Neues Deutschland | 30.05.2014
Häftlinge der Justizvollzugsanstalt Tegel fordern einen Mindestlohn für Inhaftierte und eine Rentenversicherung
von Peter Nowak
»Gefangene haben bisher keine Lobby. Die schaffen wir uns mit der Gefangenengewerkschaft nun selber«, erklärte Oliver Rast in der Presseerklärung zur Gründung der Gefangenengewerkschaft in der JVA Tegel. Rast war wegen Mitgliedschaft in der linksautonomen militanten gruppe (mg) zu einer mehrjährigen Gefängnisstrafe verurteilt worden. Gemeinsam mit einer Gruppe Gefangener hat er die Gewerkschaftsgründung seit Monaten vorbereitet. Mit der Struktur eines nichtrechtsfähigen Vereins soll der Bestand der Gewerkschaft längerfristig gesichert werden, betont Rast. In der Vergangenheit waren kurzfristige Gewerkschaftsgründungen meist schnell beendet, wenn die Gründer das Gefängnis verließen. Aus diesen Erfahrungen haben die jüngsten Gewerkschaftsgründer gelernt. Den Versuch, so viele Gefangene wie möglich mit einzubeziehen, sieht Rast als erfolgreich an.

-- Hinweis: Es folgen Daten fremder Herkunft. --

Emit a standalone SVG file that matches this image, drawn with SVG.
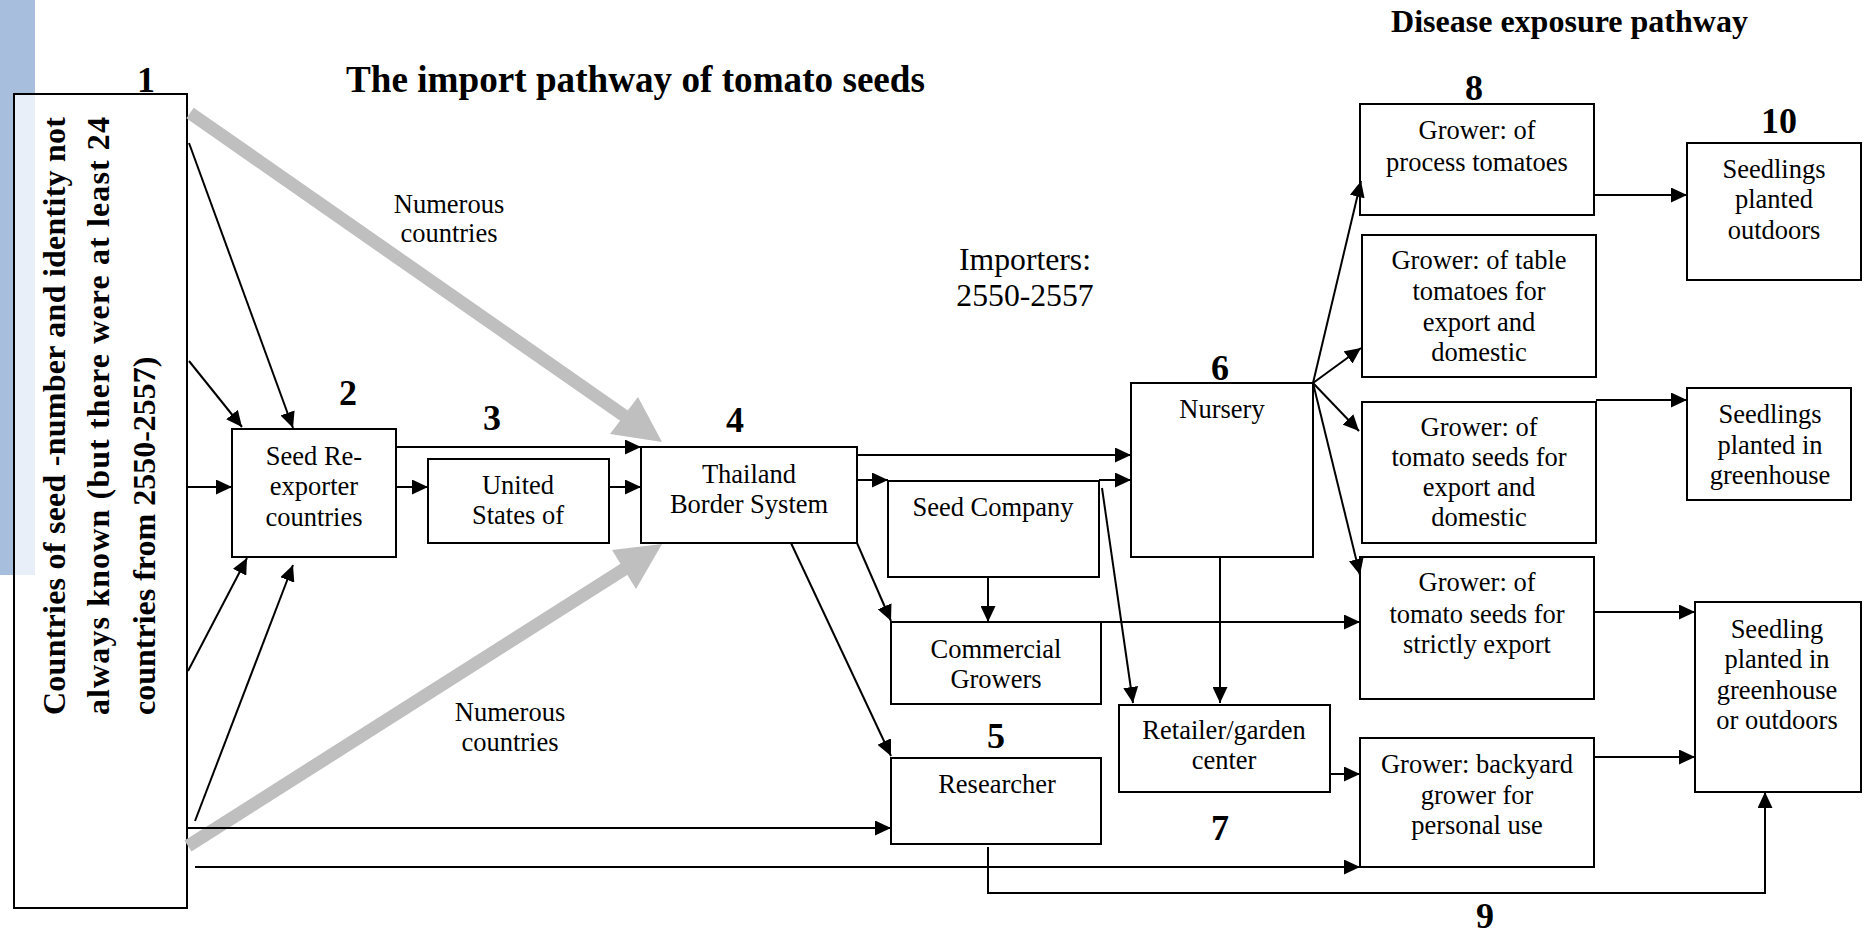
<svg xmlns="http://www.w3.org/2000/svg" width="1865" height="937" viewBox="0 0 1865 937">
<defs>
<marker id="ah" markerUnits="userSpaceOnUse" markerWidth="17" markerHeight="15" refX="16" refY="7.5" orient="auto">
<path d="M0,0 L16,7.5 L0,15 z" fill="#000"/>
</marker>
<style>
.box{fill:#fff;stroke:#000;stroke-width:2}
.t{font-family:"Liberation Serif","Times New Roman",serif;font-size:26.5px;fill:#000;text-anchor:middle}
.imp{font-family:"Liberation Serif","Times New Roman",serif;font-size:31.7px;fill:#000;text-anchor:middle}
.num{font-family:"Liberation Serif","Times New Roman",serif;font-size:36px;font-weight:bold;fill:#000;text-anchor:middle}
.ttl{font-family:"Liberation Serif","Times New Roman",serif;font-weight:bold;fill:#000}
.rot{font-family:"Liberation Serif","Times New Roman",serif;font-size:32px;font-weight:bold;fill:#000}
.c{fill:none;stroke:#000;stroke-width:2;marker-end:url(#ah)}
.g{fill:#bfbfbf}
</style>
</defs>
<rect width="1865" height="937" fill="#fff"/>
<rect x="0" y="0" width="35" height="575" fill="#a7bfdd"/>

<g id="titles">
<text class="ttl" x="346" y="92" font-size="37" textLength="579" lengthAdjust="spacingAndGlyphs">The import pathway of tomato seeds</text>
<text class="ttl" x="1391" y="32" font-size="31" textLength="357" lengthAdjust="spacingAndGlyphs">Disease exposure pathway</text>
<text class="imp" x="1025" y="270">Importers:</text>
<text class="imp" x="1025" y="306">2550-2557</text>
<text class="t" x="449" y="213">Numerous</text>
<text class="t" x="449" y="242">countries</text>
<text class="t" x="510" y="721">Numerous</text>
<text class="t" x="510" y="751">countries</text>
</g>

<g id="labels">
<text class="num" x="146" y="92">1</text>
<text class="num" x="348" y="405">2</text>
<text class="num" x="492" y="430">3</text>
<text class="num" x="735" y="432">4</text>
<text class="num" x="996" y="748">5</text>
<text class="num" x="1220" y="380">6</text>
<text class="num" x="1220" y="840">7</text>
<text class="num" x="1474" y="100">8</text>
<text class="num" x="1485" y="928">9</text>
<text class="num" x="1779" y="133">10</text>
</g>

<g id="n1">
<rect class="box" x="14" y="94" width="173" height="814"/>
<rect x="15" y="95" width="20" height="480" fill="#e9eff8"/>
<text class="rot" transform="translate(65,715) rotate(-90)" textLength="598" lengthAdjust="spacing">Countries of seed -number and identity not</text>
<text class="rot" transform="translate(109,715) rotate(-90)" textLength="598" lengthAdjust="spacing">always known (but there were at least 24</text>
<text class="rot" transform="translate(155,715) rotate(-90)">countries from 2550-2557)</text>
</g>

<g id="gray-arrows">
<line x1="190" y1="113" x2="626" y2="417" stroke="#bfbfbf" stroke-width="13"/>
<polygon class="g" points="662,442 610,434 638,397"/>
<line x1="188" y1="846" x2="626" y2="568" stroke="#bfbfbf" stroke-width="13"/>
<polygon class="g" points="662,544 612,550 636,589"/>
</g>

<g id="n2"><rect class="box" x="232" y="429" width="164" height="128"/>
<text class="t" x="314" y="465">Seed Re-</text><text class="t" x="314" y="495">exporter</text><text class="t" x="314" y="526">countries</text></g>
<g id="n3"><rect class="box" x="428" y="459" width="181" height="84"/>
<text class="t" x="518" y="494">United</text><text class="t" x="518" y="524">States of</text></g>
<g id="n4"><rect class="box" x="641" y="447" width="216" height="96"/>
<text class="t" x="749" y="483">Thailand</text><text class="t" x="749" y="513">Border System</text></g>
<g id="n-seedco"><rect class="box" x="888" y="481" width="211" height="96"/>
<text class="t" x="993" y="516">Seed Company</text></g>
<g id="n-commercial"><rect class="box" x="891" y="622" width="210" height="82"/>
<text class="t" x="996" y="658">Commercial</text><text class="t" x="996" y="688">Growers</text></g>
<g id="n5"><rect class="box" x="891" y="758" width="210" height="86"/>
<text class="t" x="997" y="793">Researcher</text></g>
<g id="n6"><rect class="box" x="1131" y="383" width="182" height="174"/>
<text class="t" x="1222" y="418">Nursery</text></g>
<g id="n7"><rect class="box" x="1119" y="705" width="211" height="87"/>
<text class="t" x="1224" y="739">Retailer/garden</text><text class="t" x="1224" y="769">center</text></g>
<g id="n8"><rect class="box" x="1360" y="104" width="234" height="111"/>
<text class="t" x="1477" y="139">Grower: of</text><text class="t" x="1477" y="171">process tomatoes</text></g>
<g id="n-table"><rect class="box" x="1362" y="235" width="234" height="142"/>
<text class="t" x="1479" y="269">Grower: of table</text><text class="t" x="1479" y="300">tomatoes for</text><text class="t" x="1479" y="331">export and</text><text class="t" x="1479" y="361">domestic</text></g>
<g id="n-seeds-dom"><rect class="box" x="1362" y="402" width="234" height="141"/>
<text class="t" x="1479" y="436">Grower: of</text><text class="t" x="1479" y="466">tomato seeds for</text><text class="t" x="1479" y="496">export and</text><text class="t" x="1479" y="526">domestic</text></g>
<g id="n-strict"><rect class="box" x="1360" y="557" width="234" height="142"/>
<text class="t" x="1477" y="591">Grower: of</text><text class="t" x="1477" y="623">tomato seeds for</text><text class="t" x="1477" y="653">strictly export</text></g>
<g id="n-backyard"><rect class="box" x="1360" y="738" width="234" height="129"/>
<text class="t" x="1477" y="773">Grower: backyard</text><text class="t" x="1477" y="804">grower for</text><text class="t" x="1477" y="834">personal use</text></g>
<g id="n10"><rect class="box" x="1687" y="143" width="174" height="137"/>
<text class="t" x="1774" y="178">Seedlings</text><text class="t" x="1774" y="208">planted</text><text class="t" x="1774" y="239">outdoors</text></g>
<g id="n-greenhouse"><rect class="box" x="1687" y="388" width="164" height="112"/>
<text class="t" x="1770" y="423">Seedlings</text><text class="t" x="1770" y="454">planted in</text><text class="t" x="1770" y="484">greenhouse</text></g>
<g id="n-seedling"><rect class="box" x="1695" y="602" width="166" height="190"/>
<text class="t" x="1777" y="638">Seedling</text><text class="t" x="1777" y="668">planted in</text><text class="t" x="1777" y="699">greenhouse</text><text class="t" x="1777" y="729">or outdoors</text></g>

<g id="connectors">
<line class="c" x1="189" y1="143" x2="293" y2="428"/>
<line class="c" x1="189" y1="361" x2="242" y2="427"/>
<line class="c" x1="188" y1="487" x2="232" y2="487"/>
<line class="c" x1="188" y1="671" x2="247" y2="558"/>
<line class="c" x1="195" y1="821" x2="293" y2="565"/>
<line class="c" x1="396" y1="447" x2="641" y2="447"/>
<line class="c" x1="396" y1="487" x2="428" y2="487"/>
<line class="c" x1="609" y1="487" x2="641" y2="487"/>
<line class="c" x1="857" y1="455" x2="1131" y2="455"/>
<line class="c" x1="857" y1="480" x2="888" y2="480"/>
<line class="c" x1="1099" y1="480" x2="1131" y2="480"/>
<line class="c" x1="988" y1="577" x2="988" y2="622"/>
<line class="c" x1="857" y1="543" x2="891" y2="621"/>
<line class="c" x1="791" y1="543" x2="891" y2="756"/>
<line class="c" x1="188" y1="828" x2="891" y2="828"/>
<line class="c" x1="195" y1="867" x2="1360" y2="867"/>
<line class="c" x1="1102" y1="488" x2="1133" y2="703"/>
<line class="c" x1="1220" y1="557" x2="1220" y2="703"/>
<line class="c" x1="1101" y1="622" x2="1360" y2="622"/>
<line class="c" x1="1330" y1="774" x2="1360" y2="774"/>
<line class="c" x1="1594" y1="195" x2="1687" y2="195"/>
<line class="c" x1="1596" y1="400" x2="1687" y2="400"/>
<line class="c" x1="1594" y1="612" x2="1695" y2="612"/>
<line class="c" x1="1594" y1="757" x2="1695" y2="757"/>
<polyline class="c" points="988,847 988,893 1765,893 1765,792"/>
<line class="c" x1="1313" y1="383" x2="1361" y2="181"/>
<line class="c" x1="1313" y1="383" x2="1361" y2="348"/>
<line class="c" x1="1313" y1="383" x2="1359" y2="431"/>
<line class="c" x1="1313" y1="383" x2="1360" y2="575"/>
</g>
</svg>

Die Gründungserklärung der Knastgewerkschaft sei von zahlreichen Gefängnisinsassen in Tegel unterzeichnet worden. Zu der Unterstützung dürfte beigetragen haben, dass sich die neue Gewerkschaft auf zwei zentrale Forderungen konzentriert: einen Mindestlohn von 8,50 Euro in der Stunde und eine Rentenversicherung für Gefängnisinsassen. Diese Forderungen werden auch von vielen zivilgesellschaftlichen Gruppen außerhalb der Gefängnismauern unterstützt. Damit soll verhindert werden, dass Häftlinge nach einem längeren Gefängnisaufenthalt mittellos und ohne soziale Absicherung entlassen werden.
Doch wie bei Gewerkschaftsgründungen außerhalb der Gefängnismauern stößt auch die Interessenvertretung in der JVA nicht überall auf Sympathie. Nach der Veröffentlichung der Gründungserklärung wurden in den Zellen von Rast und einem weiteren Gewerkschaftsaktivisten bei einer Zellenrazzia zahlreiche Unterlagen zur Gewerkschaftsgründung beschlagnahmt. Der Leiter des Bereichs Öffentlichkeitsarbeit der JVA Tegel, Lars Hoffmann, wollte auf Nachfrage gegenüber »nd« zu der Gewerkschaftsgründung und der Durchsuchung keine Stellungnahme abgeben.
Der Berliner Rechtsanwalt Sven Lindemann, der Rast juristisch vertritt, betont, dass die gewerkschaftlich engagierten Häftlinge nur ihr Grundrecht wahrnehmen. Schließlich gelte das in Artikel 9, Absatz 3 des Grundgesetzes verankerte Recht auf Koalitionsfreiheit auch im Gefängnis. Auch der Gefangenenbeauftragte des zivilgesellschaftlichen Komitees für Grundrechte und Demokratie, Christian Herrgesell, sieht in der Gewerkschaftsgründung die Wahrnehmung eines Grundrechts. Allerdings zeige die Erfahrung immer wieder, dass die Anstaltsleitungen häufig mit der Wahrung von Sicherheit und Ordnung in der JVA argumentieren, um Grundrechte in Bezug auf die politische Willensbildung im Gefängnis einzuschränken. Daher sei es immer wichtig, dass solche Initiativen hinter Knastmauern von außen unterstützt werden.
In der Gründungserklärung der Knastgewerkschaft werden ausdrücklich verschiedene gewerkschaftliche Strukturen angesprochen. »Wir erhoffen uns von DGB-Einzelgewerkschaften und den verschiedenen basisgewerkschaftlichen Initiativen eine konkrete Unterstützung«, heißt es dort. Kritisiert wird in der Erklärung, dass bei der aktuellen Debatte über den Mindestlohn Inhaftierte vergessen werden, »obwohl Zehntausende von ihnen in den Haftanstalten u.a. für externe Konzerne Produkte fertigen und für staatliche Stellen arbeiten.« Die Unterstützung der Knastgewerkschaft könnte so auch verhindern, dass Gefängnisse als gewerkschaftsfreie Zonen zum Lohndumping beitragen.